Tras el retiro momentáneo de la Reforma Tributaria que generó el estallido social, la gente se mantiene en las calles por causa del desempleo que ya venía incrementándose antes de la pandemia y que hoy alcanza el 14.2%; la falta de educación gratuita que solo le permite acceso a la universidad pública al 15% de los jóvenes; una reforma a la salud que intentan pasar de agache en el Congreso pero que no resuelve los problemas de fondo de la paupérrima salud pública; y, por supuesto, el cese de lo que ha caracterizado a Colombia en el último siglo: la represión.
Sin embargo, ninguna de estas condiciones en un país cuya pobreza es del 42.5%, ha impedido que se ubique, después de Brasil, como el segundo en la región con mayor gasto militar. Con serias dificultades para pagarle a las y los trabajadores de la salud y para la adquisición de vacunas, Colombia aumentó en un 2,6 % su gasto en este rubro, destinando 9.200 millones de dólares durante 2020 para ese fin. El gobierno de Colombia tiene claras sus prioridades, y no es ni ha sido la gente.
Durante la reunión que sostuvo con el Comité Nacional del Paro, el único consenso que hubo es que no hay consenso; mucho menos hubo acuerdo sobre las garantías para ejercer el legítimo derecho a la protesta y el cese a la actuación desmedida de la fuerza pública contra los manifestantes. Como en 2019, cuando la gente se volcó a las calles con consignas muy similares a las de hoy, el resultado del diálogo también fue infructífero. Ni en ese entonces ni ahora, el gobierno utilizó la palabra “negociación”; de ese tamaño es su compromiso con el pueblo y con la paz.
Los pedidos del Comité Nacional del Paro incluyen parar la reforma a la salud que privatiza todavía más este derecho; una renta básica mensual de al menos un salario mínimo; defender la producción nacional agropecuaria y subsidios para las pequeñas y medianas empresas; matrícula cero en la educación pública universitaria; la eliminación de la discriminación de género, diversidad sexual y étnica; y el cese a la erradicación forzada de cultivos ilícitos y de aspersiones aéreas con glifosato, todos entendidos dentro de un contexto de aguda crisis económica por la pandemia.

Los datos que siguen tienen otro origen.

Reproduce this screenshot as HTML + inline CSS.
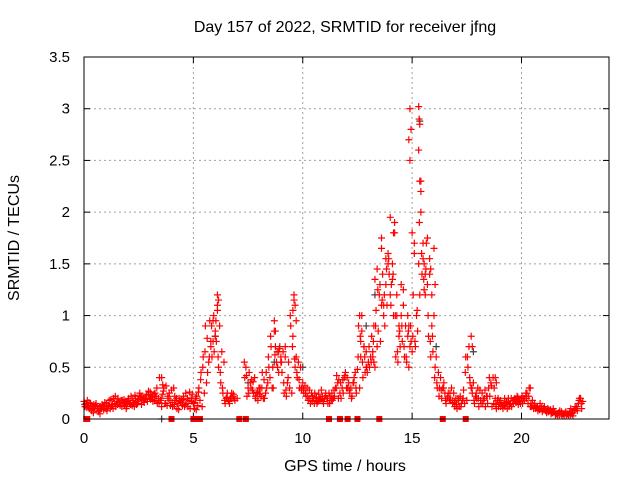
<!DOCTYPE html>
<html><head><meta charset="utf-8"><style>
html,body{margin:0;padding:0;background:#fff;}
svg{display:block;font-family:"Liberation Sans",sans-serif;}
</style></head><body>
<svg id="chart" width="640" height="480" viewBox="0 0 640 480" xmlns="http://www.w3.org/2000/svg">
<rect width="640" height="480" fill="#fff"/>
<text x="345" y="32" font-size="16" text-anchor="middle">Day 157 of 2022, SRMTID for receiver jfng</text>
<text x="345" y="471" font-size="16" text-anchor="middle">GPS time / hours</text>
<text transform="translate(19,238) rotate(-90)" font-size="16" text-anchor="middle">SRMTID / TECUs</text>
<g id="grid"></g><g id="ticks"></g><g id="marks"></g>
<rect x="84" y="57" width="525" height="362" fill="none" stroke="#000" stroke-width="1"/>
</svg>
<script>
const xTicks=[0,5,10,15,20];
const yTicks=[0,0.5,1,1.5,2,2.5,3,3.5];
const yTickLabels=["0","0.5","1","1.5","2","2.5","3","3.5"];
const seriesA=[0.17,0.15,0.13,0.15,0.12,0.1,0.12,0.08,0.1,0.09,0.1,
0.12,0.1,0.14,0.15,0.17,0.16,0.18,0.15,0.16,0.17,
0.15,0.13,0.12,0.14,0.19,0.21,0.18,0.2,0.17,0.2,
0.22,0.24,0.22,0.2,0.18,0.24,0.15,0.13,0.25,0.28,
0.3,0.18,0.15,0.17,0.13,0.12,0.15,0.18,0.2,0.15,
0.2,0.13,0.18,0.12,0.25,0.35,0.55,0.7,0.75,0.8,
1.1,0.9,0.65,0.55,0.2,0.18,0.2,0.22,0.18,0.2,
null,null,null,0.5,0.3,0.35,0.28,0.4,0.25,0.3,
0.22,0.2,0.25,0.35,0.4,0.3,0.85,0.55,0.45,0.6,
0.65,0.6,0.35,0.3,0.25,1.15,0.6,0.55,0.5,0.35,
0.32,0.3,0.28,0.25,0.2,0.18,0.17,0.2,0.22,0.2,
0.2,0.25,0.18,0.2,0.3,0.35,0.25,0.3,0.4,0.3,
0.35,0.3,0.35,0.45,0.48,0.3,1.0,0.7,0.5,0.55,
0.6,0.65,0.5,0.7,1.2,1.1,1.0,1.3,1.6,1.2,
1.5,1.8,1.2,0.8,1.0,1.1,0.9,0.8,0.7,0.65,
1.7,1.0,1.5,2.3,1.7,1.2,1.3,1.4,0.9,1.0,
0.6,0.45,0.4,0.3,0.25,0.2,0.18,0.3,0.25,0.2,
0.2,0.22,0.18,0.15,0.18,0.7,0.3,0.35,0.22,0.3,
0.28,0.25,0.2,0.22,0.3,0.35,0.4,0.2,0.18,0.16,
0.15,0.14,0.16,0.2,0.15,0.18,0.2,0.22,0.17,0.2,
0.2,0.25,0.15,0.12,0.18,0.15,0.12,0.1,0.1,0.1,
0.08,0.1,0.08,0.06,0.07,0.05,0.06,0.05,0.05,0.06,
0.05,0.06,0.05,0.08,0.1,0.15,0.2,0.17];
const seriesB=[0.12,0.18,0.1,0.08,0.14,0.15,0.07,0.12,0.13,0.16,
0.08,0.18,0.12,0.2,0.12,0.2,0.13,0.18,0.13,0.12,
0.18,0.22,0.16,0.2,0.15,0.25,0.22,0.16,0.24,0.27,
0.19,0.17,0.25,0.15,0.4,0.12,0.3,0.32,0.2,0.13,
0.12,0.22,0.1,0.2,0.18,0.22,0.25,0.12,0.1,0.24,
0.1,0.22,0.3,0.45,0.6,0.9,0.45,0.95,0.6,0.65,
0.75,0.5,0.35,0.25,0.15,0.25,0.15,0.25,0.2,null,
null,null,null,0.4,0.22,0.45,0.38,0.25,0.2,0.18,
0.3,0.45,0.2,0.3,0.5,0.7,0.3,0.7,0.5,0.7,
0.45,0.25,0.22,0.55,0.9,0.8,0.5,0.4,0.3,0.28,
0.25,0.22,0.18,0.15,0.22,0.25,0.15,0.18,0.28,0.15,
0.25,0.15,0.22,0.18,0.22,0.42,0.38,0.2,0.25,0.45,
0.3,0.25,0.22,0.4,0.25,0.9,0.6,0.4,0.45,0.45,
0.5,0.8,0.9,1.05,0.85,0.75,1.4,0.9,1.1,1.4,
1.3,1.0,0.6,0.55,0.7,0.75,0.6,0.55,0.5,0.75,
1.2,0.7,0.85,1.2,1.4,1.5,1.7,0.8,0.6,0.65,
0.5,0.3,0.3,0.2,0.35,0.15,0.25,0.18,0.15,0.12,
0.1,0.12,0.15,0.28,0.6,0.5,0.35,0.25,0.15,0.2,
0.12,0.15,0.18,0.12,0.15,0.22,0.12,0.3,0.1,0.12,
0.12,0.1,0.12,0.1,0.14,0.12,0.18,0.16,0.14,0.15,
0.15,0.2,0.25,0.3,0.12,0.1,0.1,0.08,0.15,0.07,
0.12,0.06,0.09,0.05,0.1,0.04,0.04,0.08,0.04,0.03,
0.04,0.04,0.1,0.03,0.12,0.08,0.2,0.1];
const seriesC=[0.14,0.11,0.16,0.09,0.06,0.13,0.1,0.05,0.14,0.12,
0.15,0.13,0.19,0.1,0.22,0.14,0.16,0.12,0.19,0.1,
0.2,0.14,0.18,0.23,0.17,0.22,0.14,0.2,0.19,0.23,
0.26,0.21,0.18,0.3,0.16,0.2,0.27,0.15,0.22,0.18,
0.16,0.14,0.2,0.09,0.16,0.19,0.14,0.2,0.26,0.17,
0.16,0.09,0.26,0.38,0.5,0.65,0.78,0.6,0.9,1.0,
0.95,0.6,0.45,0.3,0.18,0.21,0.17,0.2,0.24,null,
null,null,null,0.55,0.42,0.25,0.3,0.36,0.22,0.26,
0.24,0.3,0.38,0.45,0.6,0.8,0.5,0.62,0.65,0.68,
0.55,0.35,0.28,0.4,1.0,0.7,0.58,0.45,0.38,0.3,
0.28,0.25,0.22,0.2,0.17,0.15,0.21,0.24,0.19,0.17,
0.22,0.2,0.15,0.25,0.28,0.3,0.2,0.35,0.38,0.42,
0.4,0.28,0.2,0.35,0.3,0.6,0.8,0.55,0.6,0.5,
0.7,0.55,0.75,0.9,1.25,1.3,1.15,1.2,1.45,1.55,
1.1,1.4,1.0,0.65,0.85,0.9,0.7,0.6,0.85,0.9,
0.8,0.75,1.05,1.9,1.6,1.35,1.45,1.0,0.75,0.8,
0.4,0.35,0.22,0.28,0.3,0.18,0.22,0.25,0.18,0.16,
0.14,0.18,0.12,0.2,0.45,0.6,0.4,0.3,0.18,0.25,
0.2,0.18,0.15,0.28,0.22,0.4,0.32,0.15,0.14,0.2,
0.18,0.13,0.2,0.17,0.12,0.2,0.15,0.19,0.21,0.18,
0.22,0.18,0.2,0.22,0.15,0.13,0.11,0.12,0.09,0.12,
0.1,0.08,0.07,0.09,0.06,0.07,0.05,0.04,0.07,0.05,
0.07,0.05,0.04,0.06,0.09,0.12,0.18,0.15];
const extraTimes=[14.9,14.95,14.85,14.9,15.3,15.32,15.35,15.3,15.35,15.4,15.4,14.0,14.2,14.15,13.6,13.6,15.0,15.1,15.7,15.8,16.0,13.9,6.1,6.15,6.1,5.9,9.6,9.65,9.7,8.7,8.75,12.6,12.7,17.7,17.75,14.8,14.85,13.4,13.3,14.5,14.6,15.6,15.9,12.65,5.8,6.0,9.55,18.8,18.85,20.4,3.55,3.6,13.2,13.25,13.7,14.3,14.4,15.5,15.55,16.05,15.85,14.1,13.8,12.8,12.9,9.2,9.0,8.9];
const extraValues=[3.0,2.8,2.7,2.5,3.02,2.9,2.85,2.6,2.3,2.2,2.0,1.95,1.9,1.8,1.75,1.65,1.8,1.6,1.75,1.55,1.65,1.5,1.2,1.15,1.05,0.95,1.2,1.1,0.95,0.95,0.85,1.0,0.85,0.8,0.7,1.0,0.9,1.45,1.35,1.3,1.25,1.4,1.2,0.75,0.75,0.85,1.05,0.4,0.35,0.3,0.4,0.33,0.6,0.55,1.1,1.0,0.9,1.55,1.25,1.3,1.45,1.35,1.55,0.7,0.65,0.7,0.55,0.65];
const grayTimes=[15.35,13.3,6.0,8.7,12.9,16.1,17.8,10.0,3.55,7.5];
const grayValues=[2.88,1.2,0.8,0.55,0.9,0.7,0.65,0.5,0,0.35];
const zeroTimes=[0.1,0.15,4.0,5.0,5.1,5.2,5.3,7.1,7.4,11.2,11.7,12.05,12.5,13.5,16.4,17.45];

const X0=84,X1=609,Y0=419,Y1=57,XMAX=24,YMAX=3.5;
const sx=v=>X0+(X1-X0)*v/XMAX;
const sy=v=>Y0-(Y0-Y1)*v/YMAX;
const NS="http://www.w3.org/2000/svg";
function mk(tag,parent){const e=document.createElementNS(NS,tag);parent.appendChild(e);return e;}
const grid=document.getElementById('grid'),ticks=document.getElementById('ticks'),marks=document.getElementById('marks');
xTicks.forEach(t=>{
  const x=sx(t);
  if(t>0){const g=mk('line',grid);
  
  
  g.setAttribute('x1',x);g.setAttribute('x2',x);g.setAttribute('y1',Y1);g.setAttribute('y2',Y0);
  g.setAttribute('stroke','#a0a0a0');g.setAttribute('stroke-dasharray','2,3');}
  [[Y0,Y0-6],[Y1,Y1+6]].forEach(p=>{const l=mk('line',ticks);
  
  
  l.setAttribute('x1',x);l.setAttribute('x2',x);l.setAttribute('y1',p[0]);l.setAttribute('y2',p[1]);l.setAttribute('stroke','#000');});
  const tx=mk('text',ticks);
  
  
  tx.setAttribute('x',x);tx.setAttribute('y',443);tx.setAttribute('font-size','15');tx.setAttribute('text-anchor','middle');tx.textContent=String(t);
});
yTicks.forEach((t,i)=>{
  const y=sy(t);
  if(t>0&&t<YMAX){const g=mk('line',grid);
  
  
  g.setAttribute('x1',X0);g.setAttribute('x2',X1);g.setAttribute('y1',y);g.setAttribute('y2',y);
  g.setAttribute('stroke','#a0a0a0');g.setAttribute('stroke-dasharray','2,3');}
  [[X0,X0+6],[X1,X1-6]].forEach(p=>{const l=mk('line',ticks);
  
  
  l.setAttribute('x1',p[0]);l.setAttribute('x2',p[1]);l.setAttribute('y1',y);l.setAttribute('y2',y);l.setAttribute('stroke','#000');});
  const tx=mk('text',ticks);
  
  
  tx.setAttribute('x',70);tx.setAttribute('y',y+5);tx.setAttribute('font-size','15');tx.setAttribute('text-anchor','end');tx.textContent=yTickLabels[i];
});
function plus(t,v,color,name){
  const x=sx(t),y=sy(v);
  const p=mk('path',marks);
  
  
  p.setAttribute('d',`M${x-3.5},${y}H${x+3.5}M${x},${y-3.5}V${y+3.5}`);
  p.setAttribute('stroke',color);p.setAttribute('stroke-width','1.2');p.setAttribute('fill','none');
}
grayTimes.forEach((t,i)=>plus(t,grayValues[i],'#404040','gray-point'));
seriesA.forEach((v,i)=>{if(v!==null)plus(i*0.1,v,'#ff0000','series-a-point');});
seriesB.forEach((v,i)=>{if(v!==null)plus(0.05+i*0.1,v,'#ff0000','series-b-point');});
seriesC.forEach((v,i)=>{if(v!==null)plus(0.03+i*0.1,v,'#ff0000','series-c-point');});
extraTimes.forEach((t,i)=>plus(t,extraValues[i],'#ff0000','extra-point'));
zeroTimes.forEach(t=>{
  const r=mk('rect',marks);
  
  
  r.setAttribute('x',sx(t)-3);r.setAttribute('y',Y0-3);r.setAttribute('width',6);r.setAttribute('height',6);r.setAttribute('fill','#ff0000');
});
</script>
</body></html>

“No era el espíritu presentarle al país una declaración conjunta ni llegar a un acuerdo”. Más bien era una reunión “exploratoria”, dijo el Alto Comisionado para la Paz, Miguel Ceballos. ¿Para cuándo la buena, entonces?, ¿cuántos colombianos y colombianas menos?

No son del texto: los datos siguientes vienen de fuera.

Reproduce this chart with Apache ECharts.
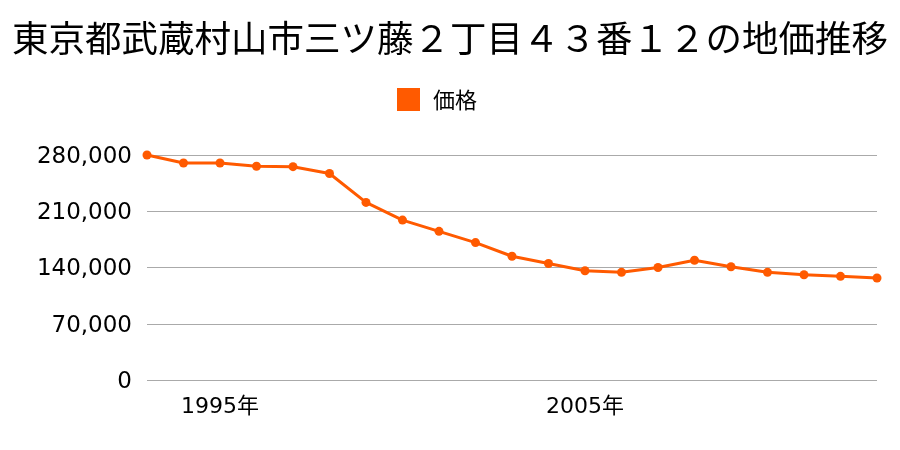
<!DOCTYPE html>
<html><head><meta charset="utf-8">
<script src="https://cdn.jsdelivr.net/npm/echarts@6/dist/echarts.min.js"></script>
<style>html,body{margin:0;padding:0;background:#fff}#c{width:900px;height:450px}</style>
</head><body><div id="c"></div>
<script>
const years = ['1993','1994','1995','1996','1997','1998','1999','2000','2001','2002','2003','2004','2005','2006','2007','2008','2009','2010','2011','2012','2013'];
const prices = [280000,270000,270000,266000,265500,257000,221000,199000,185000,171000,154000,145000,136000,134000,140000,149000,141000,134000,131000,129000,127000];
const yTicks = [0,70000,140000,210000,280000];
const titleText = '東京都武蔵村山市三ツ藤２丁目４３番１２の地価推移';
const seriesName = '価格';
const CJK = '"Noto Sans CJK JP", sans-serif';
const NUM = '"DejaVu Sans", "Noto Sans CJK JP", sans-serif';
const chart = echarts.init(document.getElementById('c'));
chart.setOption({
  animation:false,
  title:{text:titleText,left:'center',top:15,textStyle:{fontFamily:CJK,fontSize:36.5,fontWeight:'normal',color:'#000'}},
  legend:{data:[{name:seriesName,icon:'rect'}],top:83,left:392,itemWidth:23,itemHeight:23,itemGap:8,textStyle:{fontFamily:CJK,fontSize:22,color:'#000',padding:[0,0,0,8]}},
  grid:{left:147,right:23,top:155,bottom:70,containLabel:false},
  xAxis:{type:'category',data:years,boundaryGap:false,
    axisLine:{show:false},axisTick:{show:false},
    axisLabel:{fontFamily:NUM,fontSize:22,color:'#000',margin:16,
      interval:(i,v)=>((parseInt(v)-1995)%10===0),formatter:v=>v+'年'}},
  yAxis:{type:'value',min:yTicks[0],max:yTicks[yTicks.length-1],interval:70000,
    axisLine:{show:false},axisTick:{show:false},
    axisLabel:{color:'#000',margin:15,formatter:v=>'{a|'+v.toLocaleString('en-US')+'}',
      rich:{a:{fontFamily:NUM,fontSize:23,color:'#000',padding:[4,0,0,0]}}},
    splitLine:{lineStyle:{color:'#aaaaaa',width:1}}},
  series:[{name:seriesName,type:'line',data:prices,color:'#ff5a00',
    lineStyle:{width:3,color:'#ff5a00'},symbol:'circle',symbolSize:9,
    itemStyle:{color:'#ff5a00'}}]
});
</script></body></html>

Por un lado, el Gobierno se sirve de la mayoría de los medios de comunicación para legitimar una narrativa de odio y validar a la denominada “gente de bien” – esa que sí trabaja, produce y no para— a tomar las armas en contra de los manifestantes —los vagos vándalos que son pobres porque paran—, como si fueran paramilitares. Por el otro, la policía*, escudada en su fuero y entrenamiento militar, que actúa con violencia letal ante cualquier manifestación que siempre conciben como subversiva. La fuerza pública en Colombia tiene impunidad para hacer lo que le de la gana, y los jóvenes de clases populares, los negros y los indígenas siguen siendo sus chivos expiatorios.
Sin resultados concretos del diálogo y una única respuesta del gobierno con militarización para resolver a sangre y fuego, se ve muy lejos una salida pacífica. No nos van a convencer con sus dos minutos de video al día de sonrisas y manos estrechándose que no existen, y un presidente que dizque recorre el país a las 3 de la mañana porque le tiene miedo a la gente.
*La policía en Colombia depende del Ministerio de Defensa, y no del de Gobierno o de Justicia. Los delitos de los que son acusados los agentes se investigan y sancionan en la justicia militar, pese a que constitucionalmente está configurada como un ente civil.